E.M. Forster wrote a novel I spent a lot of time with when I was seventeen. ‘A Passage to India’ was the set text for my A Level English course and I was made to suffer many hours in a classroom picking it to pieces. I would have had more sympathy had I known, back then, what is known now and what forms the basis of this novel, Forster’s struggle with his sexuality.
Love is where it falls but for those living in early Twentieth Century Britain love could only be expressed if it suited society’s norms. E. M. Forster was gay but could not be openly so. His sense of loneliness pervades the book. Morgan Forster is constrained by a dominating mother and an unwillingness to risk everything in pursuit of love, despite being surrounded by others who make their feelings clear.

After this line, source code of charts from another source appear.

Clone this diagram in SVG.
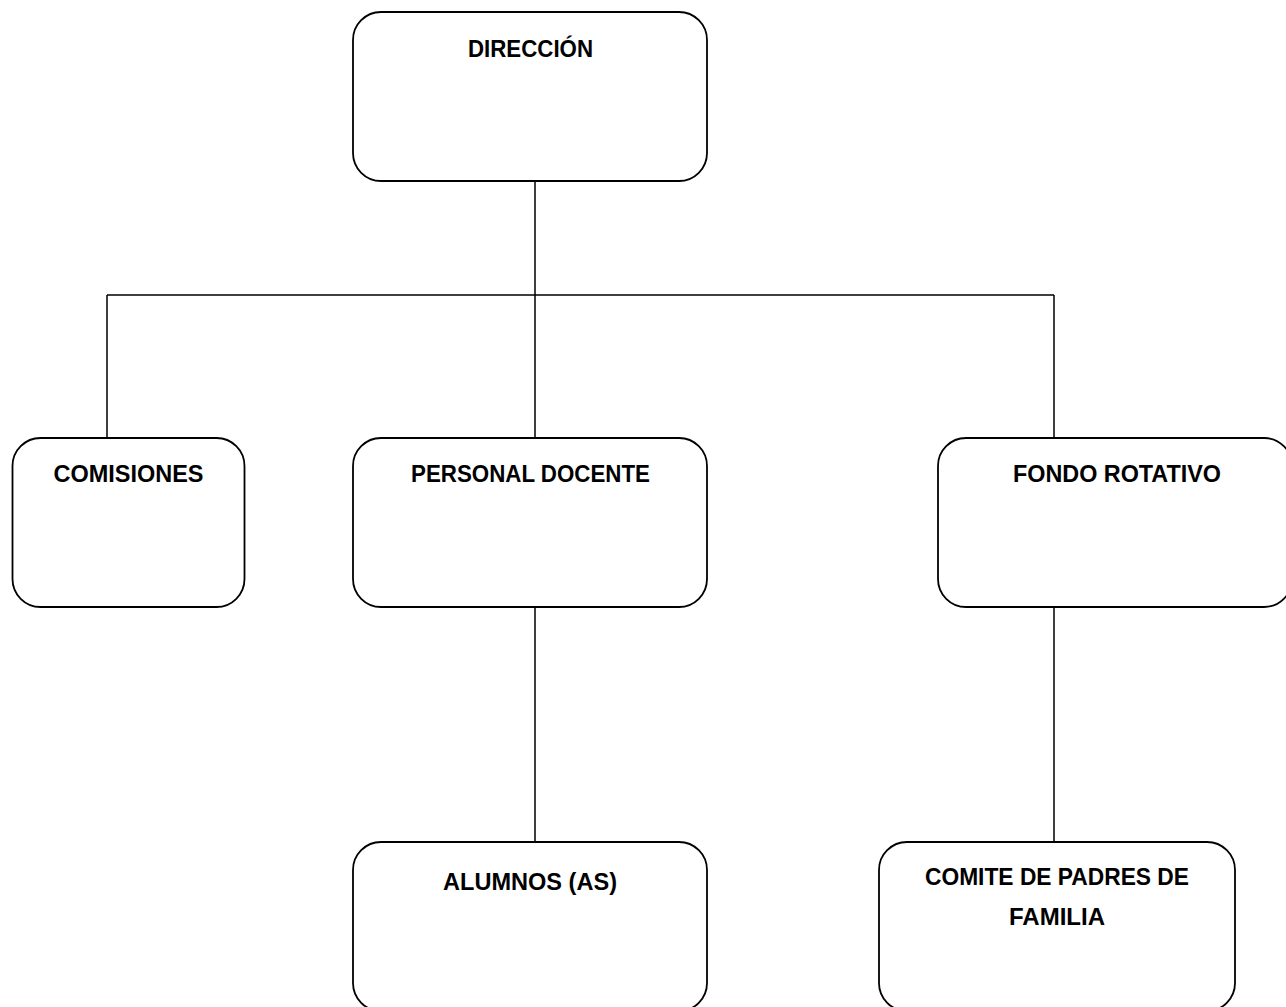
<svg xmlns="http://www.w3.org/2000/svg" width="1286" height="1007" viewBox="0 0 1286 1007">
<style>
.box{fill:#fff;stroke:#000;stroke-width:1.8}
.ln{fill:none;stroke:#000;stroke-width:1.5}
.t{font-family:"Liberation Sans",Arial,sans-serif;font-weight:bold;font-size:23px;fill:#000;text-anchor:middle}
</style>
<rect width="1286" height="1007" fill="#fff"/>
<g id="connectors">
<path class="ln" d="M535 182V295M107 295H1054M107 295V438M535 295V438M1054 295V438M535 607V842M1054 607V842"/>
</g>
<g id="direccion"><rect class="box" x="353" y="12" width="354" height="169" rx="28"/><text class="t" x="530.5" y="57" textLength="125" lengthAdjust="spacingAndGlyphs">DIRECCIÓN</text></g>
<g id="comisiones"><rect class="box" x="12.5" y="438" width="232" height="169" rx="28"/><text class="t" x="128.5" y="482" textLength="150" lengthAdjust="spacingAndGlyphs">COMISIONES</text></g>
<g id="personal-docente"><rect class="box" x="353" y="438" width="354" height="169" rx="28"/><text class="t" x="530.5" y="482" textLength="239" lengthAdjust="spacingAndGlyphs">PERSONAL DOCENTE</text></g>
<g id="fondo-rotativo"><rect class="box" x="938" y="438" width="354" height="169" rx="28"/><text class="t" x="1117" y="482" textLength="208" lengthAdjust="spacingAndGlyphs">FONDO ROTATIVO</text></g>
<g id="alumnos"><rect class="box" x="353" y="842" width="354" height="169" rx="28"/><text class="t" x="530" y="890" textLength="174" lengthAdjust="spacingAndGlyphs">ALUMNOS (AS)</text></g>
<g id="comite"><rect class="box" x="879" y="842" width="356" height="169" rx="28"/><text class="t" x="1057" y="885" textLength="264" lengthAdjust="spacingAndGlyphs">COMITE DE PADRES DE</text><text class="t" x="1057" y="925" textLength="96" lengthAdjust="spacingAndGlyphs">FAMILIA</text></g>
</svg>
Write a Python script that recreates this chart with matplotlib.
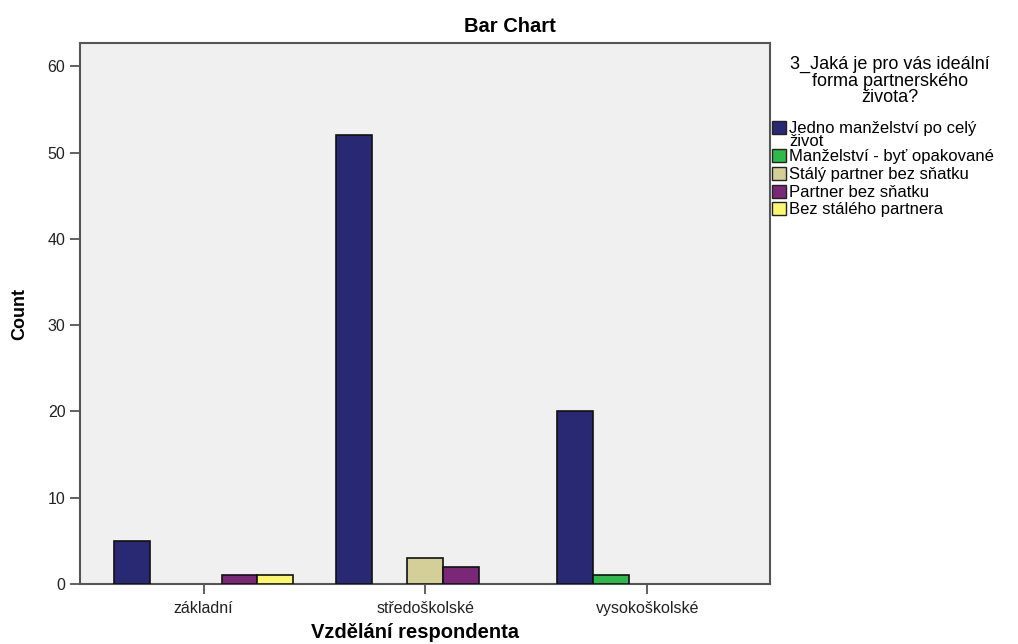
import numpy as np
import matplotlib.pyplot as plt
from matplotlib.patches import Rectangle

plt.rcParams['font.family'] = ['Liberation Sans', 'DejaVu Sans']

categories = ["základní", "středoškolské", "vysokoškolské"]
series_names = ["Jedno manželství po celý\nživot", "Manželství - byť opakované",
                "Stálý partner bez sňatku", "Partner bez sňatku", "Bez stálého partnera"]
series_values = [
    [5, 52, 20],
    [0, 0, 1],
    [0, 3, 0],
    [1, 2, 0],
    [1, 0, 0],
]
colors = ["#282873", "#2eb94a", "#d4cf98", "#7b2777", "#fbf870"]
legend_title = "3_Jaká je pro vás ideální\nforma partnerského\nživota?"

fig = plt.figure(figsize=(10.18, 6.44), dpi=100)
ax = fig.add_axes([80/1018, 1-584/644, 690/1018, 541/644])
ax.set_facecolor("#f0f0f0")

x = np.arange(len(categories))
w = 0.162
for i, (vals, c) in enumerate(zip(series_values, colors)):
    vals = np.array(vals, dtype=float)
    keep = vals > 0  # empty categories draw nothing
    ax.bar((x + (i - 2) * w)[keep], vals[keep], width=w, color=c,
           edgecolor="#111111", linewidth=1.2, zorder=3)

ax.set_xlim(-0.557, 2.553)
ax.set_ylim(0, 62.7)
ax.set_yticks([0, 10, 20, 30, 40, 50, 60])
ax.set_xticks(x)
ax.set_xticklabels(categories)
for s in ax.spines.values():
    s.set_color("#555555")
    s.set_linewidth(1.5)
ax.tick_params(axis="both", length=7, width=1.3, color="#555555",
               labelsize=11.5, labelcolor="#222222")
ax.tick_params(axis="x", pad=5)

ax.set_ylabel("Count", fontsize=13, fontweight="bold", labelpad=14)
fig.text(415/1018, 1-632/644, "Vzdělání respondenta", ha="center", va="center",
         fontsize=14.5, fontweight="bold")
fig.text(0.501, 1-27/644, "Bar Chart", ha="center", va="center",
         fontsize=14.5, fontweight="bold")

# legend
fig.text(890/1018, 1-81/644, legend_title, ha="center", va="center",
         fontsize=13, linespacing=0.95)
rows = [128, 156, 174, 192, 209]
for name, c, y in zip(series_names, colors, rows):
    fig.patches.append(Rectangle((772/1018, 1-(y+6)/644), 14/1018, 13/644,
                                 transform=fig.transFigure, facecolor=c,
                                 edgecolor="#222222", linewidth=1))
    fig.text(789/1018, 1-(y-7)/644, name, ha="left", va="top",
             fontsize=12, linespacing=0.8)

fig.savefig("out.png", dpi=100)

The novel covers the meeting between Morgan and a young Indian student, Masood, in England to pursue his studies. The Englishman is smitten by the Indian but it is a relationship that will never meet his hopes. Masood goes back to India and Morgan promises to visit him there. Through travels in Egypt and back to India, we see the tormented writer move in and out of relationships. His love for a young Egyptian, Mohammed, proves to be more promising at the physical level but brings its own complications.
Throughout the book, we see how expectations of the Empire are imposed and how the society polices itself through acceptance and censure. Galgut shows us how race and class bring status and sexuality threatens it. In this conflicted way, Morgan writes a gay book never to be published in his lifetime and eventually finishes a novel that shows how cultures can misread each other. ‘Arctic Summer’ is the book he never finished but ‘A Passage to India’ emerges instead.
‘Arctic Summer’ by Damon Galgut is in my hinterland. What’s in yours?